If there exists a source of psychological well-being that does not depend upon merely gratifying one’s desires, then it should be present even when all the usual sources of pleasure have been removed.
Harris then approaches this existential pleasure in purely ascetic terms. I am making this observation here to bring to the attention of my readers two concerns that we Epicureans have with assertions of this sort:
- that, while claiming to be free of religious undertones and doctrine, people like Harris fail to challenge the prevailing religious presumptions and still consider pleasure to be a bad word, akin to sin and evil, and miss the opportunity to reclaim and rehabilitate pleasure, and to differentiate calculated and rational hedonism from vulgar hedonism and instant gratification.
- that, while not explicitly embracing a belief in an-other world, he implicitly performs the act of contrition that all religious adherents perform by taking refuge “from the dangers of this world” in asceticism, as if there was no other way to tackle this world, no way to affirm it and engage in it spiritually as a yay-sayer. This is not to say that the world is not dangerous or that there is no suffering and confusion, or reasons to take refuge in a wholesome teaching. But the tendency to escape can be mindless and may represent an unwillingness to analyse life diligently.

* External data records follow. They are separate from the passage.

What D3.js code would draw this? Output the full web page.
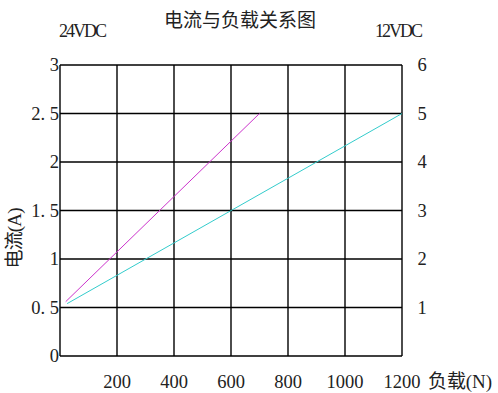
<!DOCTYPE html>
<html>
<head>
<meta charset="utf-8">
<script src="https://cdn.jsdelivr.net/npm/d3@7"></script>
<style>
body { margin: 0; background: #fff; }
text { font-family: "Liberation Serif", "Noto Sans CJK SC", serif; fill: #222; }
</style>
</head>
<body>
<script>
var xTicks = [0, 200, 400, 600, 800, 1000, 1200];
var xLabels = ["", "200", "400", "600", "800", "1000", "1200"];
var leftTicks = [0, 0.5, 1, 1.5, 2, 2.5, 3];
var leftLabels = ["0", "0. 5", "1", "1. 5", "2", "2. 5", "3"];
var rightTicks = [0, 1, 2, 3, 4, 5, 6];
var rightLabels = ["", "1", "2", "3", "4", "5", "6"];

// 24VDC uses left axis, 12VDC uses right axis
var line24 = [[20, 0.56], [700, 2.5]];
var line12 = [[25, 1.08], [1200, 5]];

var svg = d3.select("body").append("svg")
  .attr("width", 498)
  .attr("height", 393);

var x = d3.scaleLinear().domain([0, 1200]).range([60, 402]);
var yL = d3.scaleLinear().domain([0, 3]).range([356, 65]);
var yR = d3.scaleLinear().domain([0, 6]).range([356, 65]);

// grid
svg.selectAll("line.v")
  .data(xTicks)
  .enter().append("line")
  .attr("x1", function(d) { return x(d); })
  .attr("x2", function(d) { return x(d); })
  .attr("y1", yL(0))
  .attr("y2", yL(3))
  .attr("stroke", "#000")
  .attr("stroke-width", 1.4);
svg.selectAll("line.h")
  .data(leftTicks)
  .enter().append("line")
  .attr("x1", x(0))
  .attr("x2", x(1200))
  .attr("y1", function(d) { return yL(d); })
  .attr("y2", function(d) { return yL(d); })
  .attr("stroke", "#000")
  .attr("stroke-width", 1.4);

// series
var lineL = d3.line()
  .x(function(d) { return x(d[0]); })
  .y(function(d) { return yL(d[1]); });
var lineR = d3.line()
  .x(function(d) { return x(d[0]); })
  .y(function(d) { return yR(d[1]); });
svg.append("path").attr("d", lineL(line24))
  .attr("fill", "none").attr("stroke", "#cc33cc").attr("stroke-width", 1);
svg.append("path").attr("d", lineR(line12))
  .attr("fill", "none").attr("stroke", "#33cccc").attr("stroke-width", 1);

// tick labels
svg.selectAll("text.xl")
  .data(xTicks)
  .enter().append("text")
  .attr("x", function(d) { return x(d); })
  .attr("y", 388)
  .attr("text-anchor", "middle")
  .attr("font-size", 18.5)
  .text(function(d, i) { return xLabels[i]; });
svg.selectAll("text.ll")
  .data(leftTicks)
  .enter().append("text")
  .attr("x", 59)
  .attr("y", function(d) { return yL(d); })
  .attr("dy", "0.35em")
  .attr("text-anchor", "end")
  .attr("font-size", 18.5)
  .text(function(d, i) { return leftLabels[i]; });
svg.selectAll("text.rl")
  .data(rightTicks)
  .enter().append("text")
  .attr("x", 422)
  .attr("y", function(d) { return yR(d); })
  .attr("dy", "0.35em")
  .attr("text-anchor", "middle")
  .attr("font-size", 18.5)
  .text(function(d, i) { return rightLabels[i]; });

// titles
svg.append("text").attr("x", 240).attr("y", 27)
  .attr("text-anchor", "middle").attr("font-size", 19).text("电流与负载关系图");
svg.append("text").attr("x", 83).attr("y", 37)
  .attr("text-anchor", "middle").attr("font-size", 18).attr("textLength", 48).text("24VDC");
svg.append("text").attr("x", 399).attr("y", 37)
  .attr("text-anchor", "middle").attr("font-size", 18).attr("textLength", 48).text("12VDC");
svg.append("text").attr("x", 428).attr("y", 388)
  .attr("font-size", 19).attr("textLength", 64).text("负载(N)");
svg.append("text")
  .attr("transform", "translate(21,238) rotate(-90)")
  .attr("text-anchor", "middle").attr("font-size", 19).attr("textLength", 61).text("电流(A)");
</script>
</body>
</html>
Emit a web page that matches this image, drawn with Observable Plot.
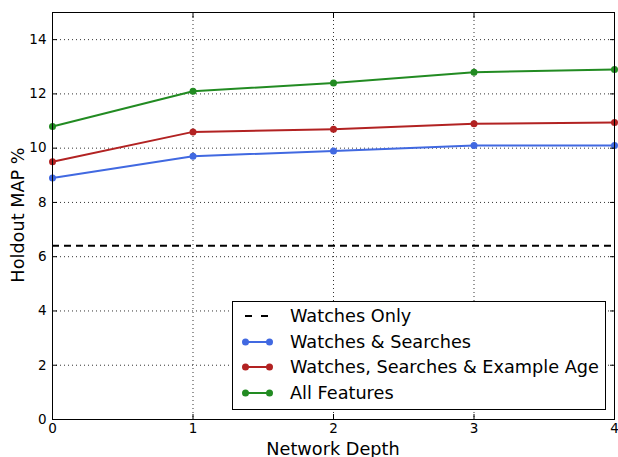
<!DOCTYPE html>
<html><head><meta charset="utf-8">
<script src="https://cdn.jsdelivr.net/npm/d3@7"></script>
<script src="https://cdn.jsdelivr.net/npm/@observablehq/plot@0.6"></script>
<style>
body{margin:0;background:#fff;font-family:"DejaVu Sans",sans-serif;}
#wrap{position:relative;width:618px;height:457px;overflow:hidden;}
#legend{position:absolute;left:232px;top:301px;width:372px;height:107px;border:1px solid #000;background:#fff;font-size:17.7px;}
.row{position:absolute;left:9px;height:26px;display:flex;align-items:center;}
.row span{margin-left:17px;color:#000;}
</style></head>
<body><div id="wrap"></div>
<script>
const depths = [0, 1, 2, 3, 4];
const seriesNames = ["Watches & Searches", "Watches, Searches & Example Age", "All Features"];
const watchesSearches = [8.9, 9.7, 9.9, 10.1, 10.1];
const watchesSearchesAge = [9.5, 10.6, 10.7, 10.9, 10.95];
const allFeatures = [10.8, 12.1, 12.4, 12.8, 12.9];
const watchesOnly = 6.4;
const colors = ["#4169E1", "#B22222", "#228B22"];
const yTicks = [0, 2, 4, 6, 8, 10, 12, 14];
const xTicks = [0, 1, 2, 3, 4];

const seriesVals = [watchesSearches, watchesSearchesAge, allFeatures];
const data = [];
seriesVals.forEach((vals, i) => vals.forEach((v, j) => data.push({series: seriesNames[i], x: depths[j], y: v})));

const plot = Plot.plot({
  width: 618, height: 457,
  marginLeft: 52, marginRight: 4, marginTop: 12, marginBottom: 38,
  style: {fontFamily: "DejaVu Sans", fontSize: "13.5px", background: "white", color: "black"},
  x: {domain: [0, 4]},
  y: {domain: [0, 15]},
  color: {domain: seriesNames, range: colors},
  marks: [
    Plot.gridX(xTicks, {stroke: "black", strokeOpacity: 0.8, strokeDasharray: "1,3"}),
    Plot.gridY(yTicks, {stroke: "black", strokeOpacity: 0.8, strokeDasharray: "1,3"}),
    Plot.ruleY([watchesOnly], {stroke: "black", strokeWidth: 2, strokeDasharray: "7,5"}),
    Plot.line(data, {x: "x", y: "y", z: "series", stroke: "series", strokeWidth: 2}),
    Plot.dot(data, {x: "x", y: "y", fill: "series", r: 3.5}),
    Plot.axisY(yTicks, {anchor: "left", tickSize: -5, tickPadding: 11, tickFormat: d3.format("d"), label: null, fontSize: 13.5}),
    Plot.axisY(yTicks, {anchor: "right", tickSize: -5, tickFormat: () => "", label: null}),
    Plot.axisX(xTicks, {anchor: "bottom", tickSize: -5, tickPadding: 9, tickFormat: d3.format("d"), label: null, fontSize: 13.5}),
    Plot.axisX(xTicks, {anchor: "top", tickSize: -5, tickFormat: () => "", label: null}),
    Plot.frame({stroke: "black"})
  ]
});
const wrap = document.getElementById("wrap");
wrap.appendChild(plot);

// axis labels
const svg = d3.select(plot);
svg.append("text").attr("x", 333).attr("y", 455).attr("text-anchor", "middle")
  .style("font-size", "17.7px").text("Network Depth");
svg.append("text").attr("transform", "translate(24,215) rotate(-90)").attr("text-anchor", "middle")
  .style("font-size", "17.7px").text("Holdout MAP %");

// legend
const legend = document.createElement("div");
legend.id = "legend";
const entries = [{name: "Watches Only", color: "black", dash: true}]
  .concat(seriesNames.map((n, i) => ({name: n, color: colors[i], dash: false})));
entries.forEach((e, i) => {
  const row = document.createElement("div");
  row.className = "row";
  row.style.top = (1 + i * 25.7) + "px";
  const sw = e.dash
    ? `<svg width="31" height="12"><line x1="3" x2="29" y1="6" y2="6" stroke="black" stroke-width="2" stroke-dasharray="7,9"/></svg>`
    : `<svg width="31" height="12"><line x1="3.5" x2="27.5" y1="6" y2="6" stroke="${e.color}" stroke-width="2"/><circle cx="3.5" cy="6" r="3.5" fill="${e.color}"/><circle cx="27.5" cy="6" r="3.5" fill="${e.color}"/></svg>`;
  row.innerHTML = sw + `<span>${e.name}</span>`;
  legend.appendChild(row);
});
wrap.appendChild(legend);
</script>
</body></html>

In this, again, he is fully a Buddhist. Both of the above are the result of buying into Buddhist religious doctrine. Even the most secular Buddhists are exposed to a philosophy so saturated with asceticism that they may not think to evaluate the merits of the view that all desires and all pleasures are bad. This view is, in my opinion, false. (See Principal Doctrine 29 for what Epicurus has to say on this).
Having said this, we should fully support the use of contemplative practices, particularly now that we have empirical evidence that shows that they can change the brain and produce happier brains and lives. What we should question is the rejection of this world, and this life, as a necessary lifestyle choice for a meditator. We can include contemplation into our hedonic regimen without despising the body, the world, and all the healthy and exuberant pleasures available to us.